FEL 2020 grant: Using Northern Paiute stories as online teaching tools

This is the sixth project funded by an FEL grant in 2020.

Overview. This project aims to support revitalization efforts for Numu, or Northern Paiute. Numu is a Uto-Aztecan language spoken in the Great Basin of the United States, which includes the state of Nevada, where this project is based. The main focus is on the documentation of stories in Numu, and the development of online resources for learners based on those stories. To achieve this, we are recording, transcribing, and translating stories as told by an elder who is well-known for his storytelling and teaching. We are then using these stories to develop a set of multi-level lessons (beginning, intermediate, and advanced) that build directly from linguistic, cultural, and narrative components of the stories. In order to ensure that the stories and lessons are readily available to learners, we are creating an online website that integrates all the materials. For each story, a learner will be able to listen to the audio, read a translation, read information on vocabulary and grammar, and answer comprehension questions. In this way, this project builds on the local Indigenous community’s goal of supporting educational efforts in the language by providing additional materials for use by those interested in teaching and learning the language.

Grantee. This project is led by Ignacio Montoya.

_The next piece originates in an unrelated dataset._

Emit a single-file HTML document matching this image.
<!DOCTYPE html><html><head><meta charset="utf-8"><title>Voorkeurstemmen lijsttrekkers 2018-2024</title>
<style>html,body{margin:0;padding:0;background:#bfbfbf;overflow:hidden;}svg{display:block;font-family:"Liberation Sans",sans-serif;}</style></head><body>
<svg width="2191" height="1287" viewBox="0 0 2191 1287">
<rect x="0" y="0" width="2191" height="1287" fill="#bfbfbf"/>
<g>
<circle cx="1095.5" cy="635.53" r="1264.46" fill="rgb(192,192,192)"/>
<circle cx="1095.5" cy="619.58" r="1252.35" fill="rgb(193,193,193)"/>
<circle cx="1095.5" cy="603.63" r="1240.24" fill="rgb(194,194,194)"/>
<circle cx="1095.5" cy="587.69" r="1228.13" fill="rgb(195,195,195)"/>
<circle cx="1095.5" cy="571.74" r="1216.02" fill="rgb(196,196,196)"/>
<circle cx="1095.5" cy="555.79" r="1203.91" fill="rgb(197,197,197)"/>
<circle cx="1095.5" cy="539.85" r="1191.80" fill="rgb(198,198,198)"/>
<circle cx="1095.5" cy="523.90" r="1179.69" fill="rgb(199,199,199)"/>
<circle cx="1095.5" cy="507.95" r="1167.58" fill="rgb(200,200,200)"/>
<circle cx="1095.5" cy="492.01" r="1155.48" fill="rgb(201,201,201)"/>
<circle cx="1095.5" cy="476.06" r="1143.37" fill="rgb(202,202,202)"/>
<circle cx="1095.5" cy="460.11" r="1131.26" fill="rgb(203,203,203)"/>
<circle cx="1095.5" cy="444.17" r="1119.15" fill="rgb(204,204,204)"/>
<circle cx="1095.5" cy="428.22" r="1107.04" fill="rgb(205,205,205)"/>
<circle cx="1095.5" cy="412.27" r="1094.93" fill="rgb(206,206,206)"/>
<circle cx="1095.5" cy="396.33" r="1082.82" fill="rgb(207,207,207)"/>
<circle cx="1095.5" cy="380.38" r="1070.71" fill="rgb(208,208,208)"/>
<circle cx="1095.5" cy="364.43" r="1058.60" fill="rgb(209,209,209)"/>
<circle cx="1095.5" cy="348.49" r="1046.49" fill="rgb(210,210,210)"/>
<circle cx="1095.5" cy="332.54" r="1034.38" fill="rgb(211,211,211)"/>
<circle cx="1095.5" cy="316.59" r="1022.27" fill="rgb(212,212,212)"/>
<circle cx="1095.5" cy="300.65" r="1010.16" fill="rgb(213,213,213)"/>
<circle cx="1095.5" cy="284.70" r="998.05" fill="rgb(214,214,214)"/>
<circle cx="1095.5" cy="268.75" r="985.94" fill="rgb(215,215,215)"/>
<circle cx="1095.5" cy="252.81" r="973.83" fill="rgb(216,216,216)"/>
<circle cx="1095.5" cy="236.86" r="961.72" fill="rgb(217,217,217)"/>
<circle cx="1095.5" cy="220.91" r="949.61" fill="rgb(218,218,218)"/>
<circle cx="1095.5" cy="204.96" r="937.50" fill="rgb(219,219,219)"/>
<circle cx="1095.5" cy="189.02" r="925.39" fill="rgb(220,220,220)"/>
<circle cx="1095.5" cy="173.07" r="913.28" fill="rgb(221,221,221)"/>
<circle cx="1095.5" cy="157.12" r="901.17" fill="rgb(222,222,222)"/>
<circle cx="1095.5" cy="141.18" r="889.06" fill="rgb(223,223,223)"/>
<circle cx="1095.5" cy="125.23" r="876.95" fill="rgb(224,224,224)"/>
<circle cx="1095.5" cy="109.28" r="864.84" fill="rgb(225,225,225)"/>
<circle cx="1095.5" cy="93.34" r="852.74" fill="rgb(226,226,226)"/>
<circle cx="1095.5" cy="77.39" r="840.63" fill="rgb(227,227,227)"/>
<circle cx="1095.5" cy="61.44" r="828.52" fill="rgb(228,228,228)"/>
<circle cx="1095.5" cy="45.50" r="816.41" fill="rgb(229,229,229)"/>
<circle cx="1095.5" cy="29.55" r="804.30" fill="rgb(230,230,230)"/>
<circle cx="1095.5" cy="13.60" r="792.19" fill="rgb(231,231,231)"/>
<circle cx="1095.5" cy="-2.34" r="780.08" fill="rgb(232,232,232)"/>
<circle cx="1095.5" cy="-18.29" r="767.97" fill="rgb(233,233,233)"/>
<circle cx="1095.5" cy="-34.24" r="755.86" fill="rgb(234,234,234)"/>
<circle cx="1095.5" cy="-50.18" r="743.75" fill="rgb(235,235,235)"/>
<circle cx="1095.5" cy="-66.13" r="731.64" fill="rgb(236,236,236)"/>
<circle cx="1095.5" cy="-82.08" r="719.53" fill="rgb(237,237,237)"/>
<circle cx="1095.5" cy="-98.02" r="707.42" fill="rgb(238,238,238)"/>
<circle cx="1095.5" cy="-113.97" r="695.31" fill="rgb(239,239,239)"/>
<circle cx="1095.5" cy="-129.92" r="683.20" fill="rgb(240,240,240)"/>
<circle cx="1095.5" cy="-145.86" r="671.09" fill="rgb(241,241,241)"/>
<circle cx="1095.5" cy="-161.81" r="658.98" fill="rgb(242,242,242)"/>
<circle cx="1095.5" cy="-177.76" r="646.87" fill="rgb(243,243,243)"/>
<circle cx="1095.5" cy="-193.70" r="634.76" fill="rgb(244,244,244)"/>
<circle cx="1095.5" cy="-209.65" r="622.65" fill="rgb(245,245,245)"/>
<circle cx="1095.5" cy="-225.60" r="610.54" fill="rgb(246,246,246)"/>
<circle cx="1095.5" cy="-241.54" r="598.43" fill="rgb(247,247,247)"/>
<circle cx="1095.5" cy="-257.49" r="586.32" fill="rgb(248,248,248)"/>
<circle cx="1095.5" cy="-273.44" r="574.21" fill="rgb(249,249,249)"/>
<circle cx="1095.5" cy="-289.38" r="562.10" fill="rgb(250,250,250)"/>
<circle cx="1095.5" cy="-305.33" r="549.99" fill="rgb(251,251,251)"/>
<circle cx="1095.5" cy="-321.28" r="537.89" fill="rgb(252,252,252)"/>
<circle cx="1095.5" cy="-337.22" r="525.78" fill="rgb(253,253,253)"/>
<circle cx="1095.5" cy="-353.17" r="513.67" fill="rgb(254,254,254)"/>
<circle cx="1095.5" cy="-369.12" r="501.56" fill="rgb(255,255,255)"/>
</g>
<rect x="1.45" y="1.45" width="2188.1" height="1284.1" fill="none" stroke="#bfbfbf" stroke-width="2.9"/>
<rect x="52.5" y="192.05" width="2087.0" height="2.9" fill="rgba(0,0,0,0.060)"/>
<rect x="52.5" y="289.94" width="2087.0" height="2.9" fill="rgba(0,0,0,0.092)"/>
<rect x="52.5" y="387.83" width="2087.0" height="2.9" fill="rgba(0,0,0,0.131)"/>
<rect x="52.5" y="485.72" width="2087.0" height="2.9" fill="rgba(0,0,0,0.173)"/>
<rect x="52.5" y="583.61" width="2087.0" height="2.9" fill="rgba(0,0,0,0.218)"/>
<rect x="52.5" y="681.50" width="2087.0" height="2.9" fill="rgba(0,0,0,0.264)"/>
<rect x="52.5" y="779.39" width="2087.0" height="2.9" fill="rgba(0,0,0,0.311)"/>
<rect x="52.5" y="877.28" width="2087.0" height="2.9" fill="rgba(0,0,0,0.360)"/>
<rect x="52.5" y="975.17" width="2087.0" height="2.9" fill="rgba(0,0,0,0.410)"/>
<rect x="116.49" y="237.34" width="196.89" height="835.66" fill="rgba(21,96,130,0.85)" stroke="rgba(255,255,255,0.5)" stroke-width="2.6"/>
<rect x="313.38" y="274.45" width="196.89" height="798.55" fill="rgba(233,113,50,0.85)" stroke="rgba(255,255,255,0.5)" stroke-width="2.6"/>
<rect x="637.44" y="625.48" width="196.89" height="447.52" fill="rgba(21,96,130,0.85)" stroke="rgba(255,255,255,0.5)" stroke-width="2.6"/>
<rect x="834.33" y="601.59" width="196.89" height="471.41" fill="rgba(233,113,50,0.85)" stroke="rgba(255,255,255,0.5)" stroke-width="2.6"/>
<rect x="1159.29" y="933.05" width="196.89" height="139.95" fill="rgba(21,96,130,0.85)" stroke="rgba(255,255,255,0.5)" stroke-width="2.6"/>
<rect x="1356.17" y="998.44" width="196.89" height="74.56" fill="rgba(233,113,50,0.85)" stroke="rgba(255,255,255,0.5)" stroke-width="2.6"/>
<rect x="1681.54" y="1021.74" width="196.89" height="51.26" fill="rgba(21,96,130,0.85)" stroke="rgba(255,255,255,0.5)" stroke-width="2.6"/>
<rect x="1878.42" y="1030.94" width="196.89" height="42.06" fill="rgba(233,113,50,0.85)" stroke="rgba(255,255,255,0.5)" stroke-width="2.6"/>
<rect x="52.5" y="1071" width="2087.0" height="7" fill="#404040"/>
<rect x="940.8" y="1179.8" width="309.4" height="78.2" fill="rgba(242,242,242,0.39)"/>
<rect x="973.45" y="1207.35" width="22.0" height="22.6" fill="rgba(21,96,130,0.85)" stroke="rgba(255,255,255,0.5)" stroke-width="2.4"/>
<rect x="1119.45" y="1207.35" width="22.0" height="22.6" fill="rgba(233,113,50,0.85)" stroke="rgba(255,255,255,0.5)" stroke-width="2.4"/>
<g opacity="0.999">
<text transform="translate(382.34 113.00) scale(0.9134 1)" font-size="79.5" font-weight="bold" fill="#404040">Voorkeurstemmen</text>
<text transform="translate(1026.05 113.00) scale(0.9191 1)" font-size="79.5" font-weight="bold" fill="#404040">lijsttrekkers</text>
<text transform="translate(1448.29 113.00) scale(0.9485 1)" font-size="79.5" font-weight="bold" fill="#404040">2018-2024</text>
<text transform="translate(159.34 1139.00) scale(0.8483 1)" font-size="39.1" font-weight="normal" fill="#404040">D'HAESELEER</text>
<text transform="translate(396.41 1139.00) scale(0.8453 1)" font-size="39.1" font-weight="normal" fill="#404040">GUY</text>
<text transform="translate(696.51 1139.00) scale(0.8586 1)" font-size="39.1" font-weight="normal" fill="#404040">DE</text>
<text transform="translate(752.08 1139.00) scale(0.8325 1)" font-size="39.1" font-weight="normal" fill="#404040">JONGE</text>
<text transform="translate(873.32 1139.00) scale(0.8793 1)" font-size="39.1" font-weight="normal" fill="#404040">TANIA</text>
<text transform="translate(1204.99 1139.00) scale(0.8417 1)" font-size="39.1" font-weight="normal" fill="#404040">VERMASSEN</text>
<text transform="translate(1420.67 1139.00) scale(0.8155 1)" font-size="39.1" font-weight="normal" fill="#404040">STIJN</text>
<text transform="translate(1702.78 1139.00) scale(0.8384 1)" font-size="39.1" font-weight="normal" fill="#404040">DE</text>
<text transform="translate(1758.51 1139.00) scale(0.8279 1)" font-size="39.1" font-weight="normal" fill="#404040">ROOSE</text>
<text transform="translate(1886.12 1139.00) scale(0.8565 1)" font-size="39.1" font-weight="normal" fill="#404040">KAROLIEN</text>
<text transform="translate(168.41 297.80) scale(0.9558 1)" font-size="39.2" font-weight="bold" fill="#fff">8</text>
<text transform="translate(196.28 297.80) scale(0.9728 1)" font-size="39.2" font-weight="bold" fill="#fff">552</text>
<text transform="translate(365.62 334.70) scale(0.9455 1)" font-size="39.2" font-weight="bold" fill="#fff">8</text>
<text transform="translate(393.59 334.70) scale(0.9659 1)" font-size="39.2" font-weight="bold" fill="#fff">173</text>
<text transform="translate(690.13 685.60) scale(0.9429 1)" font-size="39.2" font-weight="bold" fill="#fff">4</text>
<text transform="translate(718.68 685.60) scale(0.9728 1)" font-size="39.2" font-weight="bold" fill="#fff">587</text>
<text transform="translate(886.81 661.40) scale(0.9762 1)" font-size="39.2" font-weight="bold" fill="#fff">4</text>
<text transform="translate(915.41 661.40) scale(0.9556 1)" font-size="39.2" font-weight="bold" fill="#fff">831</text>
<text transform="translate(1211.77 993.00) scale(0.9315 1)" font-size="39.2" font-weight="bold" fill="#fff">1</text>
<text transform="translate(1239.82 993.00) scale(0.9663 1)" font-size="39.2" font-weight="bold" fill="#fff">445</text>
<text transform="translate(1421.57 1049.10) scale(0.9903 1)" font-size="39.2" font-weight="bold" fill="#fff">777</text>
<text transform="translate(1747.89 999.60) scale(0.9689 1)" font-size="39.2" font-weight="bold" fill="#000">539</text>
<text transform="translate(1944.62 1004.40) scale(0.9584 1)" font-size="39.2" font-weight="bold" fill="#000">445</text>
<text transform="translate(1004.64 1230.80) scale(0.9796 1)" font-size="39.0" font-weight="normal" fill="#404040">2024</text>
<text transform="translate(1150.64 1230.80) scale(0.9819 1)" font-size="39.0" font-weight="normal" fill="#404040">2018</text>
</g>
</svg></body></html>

Ignacio is an assistant professor at the University of Nevada, Reno. He earned his PhD in linguistics at the City University of New York. Prior to his postgraduate work in linguistics, he taught in a wide variety of elementary and middle school classrooms and was motivated to pursue a PhD. in linguistics in part by his experiences as an educator. As a linguist, he approaches theoretical problems from functionalist perspectives in which findings in applied fields inform theory. His current research interests include a focus on Indigenous languages of North America. Since arriving in Reno in 2018, he was been studying Numu (Northern Paiute) and has been working with members of the community to preserve and fortify it.